Ankara – Le Parti républicain du peuple (CHP), principale formation d’opposition en Turquie, a désigné l’un de ses plus féroces orateurs en la personne du député Muharrem Ince comme candidat à l’élection présidentielle anticipée de juin pour porter le fer contre Recep Tayyip Erdogan.
“Avec la permission de Dieu et la volonté de la nation, je serai élu président le 24 juin“, a lancé lors d’une cérémonie à Ankara M. Ince, un poids lourd du CHP qui s’est imposé comme l’un des plus véhéments critiques de M. Erdogan.
Mais cet ancien professeur de physique et chimie aura fort à faire pour renverser le président Erdogan, un animal politique qui règne sans partage sur la scène politique turque depuis 15 ans et entend asseoir davantage son pouvoir le 24 juin.
Le chef du CHP, Kemal Kiliçdaroglu, avait annoncé le mois dernier qu’il ne serait pas candidat à l’élection présidentielle convoquée par M. Erdogan, lequel aura tout fait pour pousser cet homme d’appareil qui ne l’a jamais personnellement affronté à lui faire face.
Peu avant l’annonce officielle de sa candidature, M. Ince, âgé de 54 ans, avait posté sur Twitter une photo le montrant avec son épouse et leurs deux enfants. “Nous sommes prêts“, disait-il.
Avec ce choix, le CHP entend combattre M. Erdogan sur un terrain qu’il affectionne et qui contribue largement à sa popularité en Turquie : celui de la joute oratoire.
M. Ince est en effet réputé pour son style enflammé et sa combativité. Il s’est imposé, à coups de discours passionnés et de piques bien senties, comme l’un des plus féroces critiques de M. Erdogan.
Dans l’une de ses allocutions les plus célèbres, il affirmait que s’il était un jour élu chef de l’Etat, il se débarrasserait du palais présidentiel aux proportions pharaoniques que M. Erdogan s’est fait construire à Ankara.
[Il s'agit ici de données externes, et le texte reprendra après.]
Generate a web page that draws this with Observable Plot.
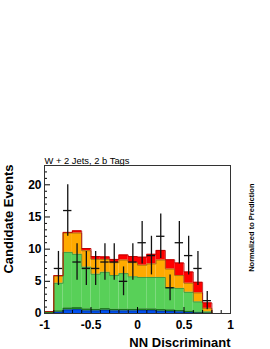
<!DOCTYPE html>
<html>
<head>
<meta charset="utf-8">
<script src="https://cdn.jsdelivr.net/npm/d3@7"></script>
<script src="https://cdn.jsdelivr.net/npm/@observablehq/plot@0.6"></script>
<style>
  html, body { margin: 0; padding: 0; background: #fff; }
  #chart svg { display: block; }
</style>
</head>
<body>
<div id="chart"></div>
<script>
// Bin centres (bin width 0.1)
const binCenters = [-0.95, -0.85, -0.75, -0.65, -0.55, -0.45, -0.35, -0.25, -0.15, -0.05,
                     0.05,  0.15,  0.25,  0.35,  0.45,  0.55,  0.65,  0.75,  0.85,  0.95];
// Stacked prediction components (per-bin contributions, bottom to top)
const compBlue    = [0,    0.2,  0.55, 0.6,  0.4,  0.4,  0.5,  0.4,  0.4,  0.4,  0.45, 0.45, 0.35, 0.3,  0.25, 0.15, 0.1,  0.05, 0, 0];
const compDkGreen = [0.3,  0.2,  0.3,  0.3,  0.3,  0.25, 0.25, 0.25, 0.25, 0.25, 0.25, 0.25, 0.25, 0.25, 0.2,  0.2,  0.1,  0.05, 0, 0];
const compGreen   = [0,    4.3,  8.65, 8.3,  6.5,  5.45, 5.65, 5.25, 5.55, 5.05, 4.9,  4.9,  5.0,  3.45, 3.45, 2.95, 1.6,  0.15, 0, 0];
const compOrange  = [0,    1.1,  3.0,  3.3,  2.55, 2.3,  2.0,  2.0,  2.1,  2.2,  1.9,  2.1,  2.7,  2.9,  2.0,  1.4,  1.4,  0.55, 0, 0];
const compRed     = [0,    0.1,  0.1,  0.35, 0.35, 0.45, 0.4,  0.5,  0.8,  0.95, 1.25, 1.5,  1.5,  1.45, 1.95, 1.75, 1.65, 0.85, 0, 0];
// Observed data
const dataX = [-0.85, -0.75, -0.65, -0.55, -0.45, -0.35, -0.25, -0.15, -0.05,
                0.05,  0.15,  0.25,  0.35,  0.45,  0.55,  0.65,  0.75];
const dataN = [7, 16, 8, 7, 7, 8, 8, 5, 8, 11, 9, 12, 4, 11, 9, 7, 2];
// Axis ticks
const xMajor = [-1, -0.5, 0, 0.5, 1];
const xMinor = [-0.9,-0.8,-0.7,-0.6,-0.4,-0.3,-0.2,-0.1,0.1,0.2,0.3,0.4,0.6,0.7,0.8,0.9];
const yMajor = [0, 5, 10, 15, 20];
const yMinor = [1,2,3,4,6,7,8,9,11,12,13,14,16,17,18,19,21,22];

const halfBin = 0.05;
const layers = [
  {name: "blue",    vals: compBlue,    fill: "#0050f0", line: "#00309a"},
  {name: "dkgreen", vals: compDkGreen, fill: "#1f8a1f", line: "#176617"},
  {name: "green",   vals: compGreen,   fill: "#58d058", line: "#3c8c3c"},
  {name: "orange",  vals: compOrange,  fill: "#ffaa00", line: "#9a6a10"},
  {name: "red",     vals: compRed,     fill: "#ff0000", line: "#b00000"}
];

// Build stacked rectangles and step outlines from the arrays
const rects = [];
const outlines = [];
const cum = binCenters.map(() => 0);
for (const L of layers) {
  const pts = [];
  binCenters.forEach((c, i) => {
    const y1 = cum[i], y2 = cum[i] + L.vals[i];
    if (L.vals[i] > 0) rects.push({x1: c - halfBin, x2: c + halfBin, y1, y2, fill: L.fill});
    cum[i] = y2;
    pts.push({x: c - halfBin, y: y2});
  });
  pts.push({x: binCenters[binCenters.length - 1] + halfBin, y: cum[cum.length - 1]});
  outlines.push({pts, stroke: L.line});
}
const points = dataX.map((x, i) => ({x, n: dataN[i], e: Math.sqrt(dataN[i])}));

const FONT = "'Liberation Sans', Arial, Helvetica, sans-serif";
const mt = 165, mb = 36, ml = 44, mr = 40, W = 270, H = 349;
const innerW = W - ml - mr, innerH = H - mt - mb;

const plot = Plot.plot({
  width: W,
  height: H,
  marginTop: mt,
  marginBottom: mb,
  marginLeft: ml,
  marginRight: mr,
  style: {fontFamily: FONT, background: "white", overflow: "visible"},
  x: {domain: [-1, 1]},
  y: {domain: [0, 23]},
  marks: [
    Plot.rect(rects, {x1: "x1", x2: "x2", y1: "y1", y2: "y2", fill: d => d.fill}),
    ...outlines.map(o => Plot.line(o.pts, {x: "x", y: "y", stroke: o.stroke, strokeWidth: 0.8, curve: "step-after"})),
    // data error bars
    Plot.ruleX(points, {x: "x", y1: d => Math.max(0, d.n - d.e), y2: d => d.n + d.e, stroke: "#111", strokeWidth: 1.3}),
    Plot.ruleY(points, {y: "n", x1: d => d.x - 0.045, x2: d => d.x + 0.045, stroke: "#111", strokeWidth: 1.3}),
    // ticks (inward)
    Plot.tickX(xMajor, {x: d => d, insetTop: innerH - 6, stroke: "#000"}),
    Plot.tickX(xMinor, {x: d => d, insetTop: innerH - 3, stroke: "#000"}),
    Plot.tickY(yMajor, {y: d => d, insetRight: innerW - 6, stroke: "#000"}),
    Plot.tickY(yMinor, {y: d => d, insetRight: innerW - 3, stroke: "#000"}),
    Plot.frame({stroke: "#333", strokeWidth: 1}),
    Plot.axisX({ticks: xMajor, tickSize: 0, tickPadding: 7, tickFormat: d => String(d),
                fontSize: 12, fontWeight: "bold", label: null}),
    Plot.axisY({ticks: yMajor, tickSize: 0, tickPadding: 3, tickFormat: d => String(d),
                fontSize: 12, fontWeight: "bold", label: null}),
    // texts
    Plot.text(["W + 2 Jets, 2 b Tags"], {frameAnchor: "top-left", text: d => d, textAnchor: "start",
               lineAnchor: "bottom", dy: -2, fontSize: 9.4, fill: "#000"}),
    Plot.text(["Candidate Events"], {frameAnchor: "top-left", text: d => d, rotate: -90, textAnchor: "end",
               lineAnchor: "middle", dx: -36, dy: -1, fontSize: 13, fontWeight: "bold", fill: "#000"}),
    Plot.text(["NN Discriminant"], {frameAnchor: "bottom-right", text: d => d, textAnchor: "end",
               lineAnchor: "middle", dy: 29, fontSize: 13, fontWeight: "bold", fill: "#000"}),
    Plot.text(["Normalized to Prediction"], {frameAnchor: "top-right", text: d => d, rotate: -90, textAnchor: "end",
               lineAnchor: "middle", dx: 21, dy: 18, fontSize: 7.5, fontWeight: "bold", fill: "#000"})
  ]
});
document.getElementById("chart").appendChild(plot);
</script>
</body>
</html>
Ce député de Yalova (nord-ouest) est aussi l’un des principaux rivaux en interne du chef du CHP, qu’il a vivement critiqué après des revers électoraux. Muharrem Ince s’est présenté à deux reprises, en 2014 et 2018, face à Kemal Kiliçdaroglu pour prendre la tête du parti.
Il a aussi critiqué le choix de M. Kiliçdaroglu de soutenir en 2016 la levée de l’immunité parlementaire qui a ouvert la voie à plusieurs procès contre des élus prokurdes accusés par M. Erdogan de liens avec le “terrorisme“.
“Campagne dure et inéquitable“
Si les principaux partis d’opposition ont décidé de présenter chacun leur candidat à la présidentielle, le CHP s’alliera, selon la presse, à trois formations pour les législatives.
Mme Aksener, présidente du tout jeune Bon parti (droite) et souvent présentée comme une opposante sérieuse à M. Erdogan, a lancé vendredi à Istanbul la collecte des 100.000 signatures qui lui permettront d’être officiellement candidate à la présidentielle.
M. Erdogan doit tenir son premier meeting de campagne dimanche à Istanbul.
Le Parti démocratique des peuples (HDP) a pour sa part organisé deux rassemblements, à Istanbul et à Diyarbakir, dans le sud-est à majorité kurde de la Turquie, pour officialiser la candidature de M. Demirtas, son charismatique ex-chef détenu depuis novembre 2016.
“J’ai beau être détenu en otage dans une cellule, je crois pouvoir remplir cette difficile mission“, a affirmé M. Demirtas dans un message lu en son nom lors des rassemblements. Il a dit s’attendre à “une campagne dure et inéquitable“.
“Selahattin Demirtas ne courbe pas l’échine et poursuit sa route !“, a lancé le co-président du HDP Sezai Temelli lors du rassemblement à Istanbul, dans un petit parc du district de Besiktas tandis que plusieurs centaines de sympathisants massés épaule contre épaule scandaient “Selo (surnom affectueux de M. Demirtas), président !”
M. Demirtas “a touché les jeunes, les ouvriers, les femmes, les Kurdes, et au-delà“, a affirmé à l’AFP la députée du HDP Filiz Kerestecioglu lors du meeting à Istanbul. “Avant d’être injustement emprisonné, (il) a noué un lien avec le peuple qui tient toujours“.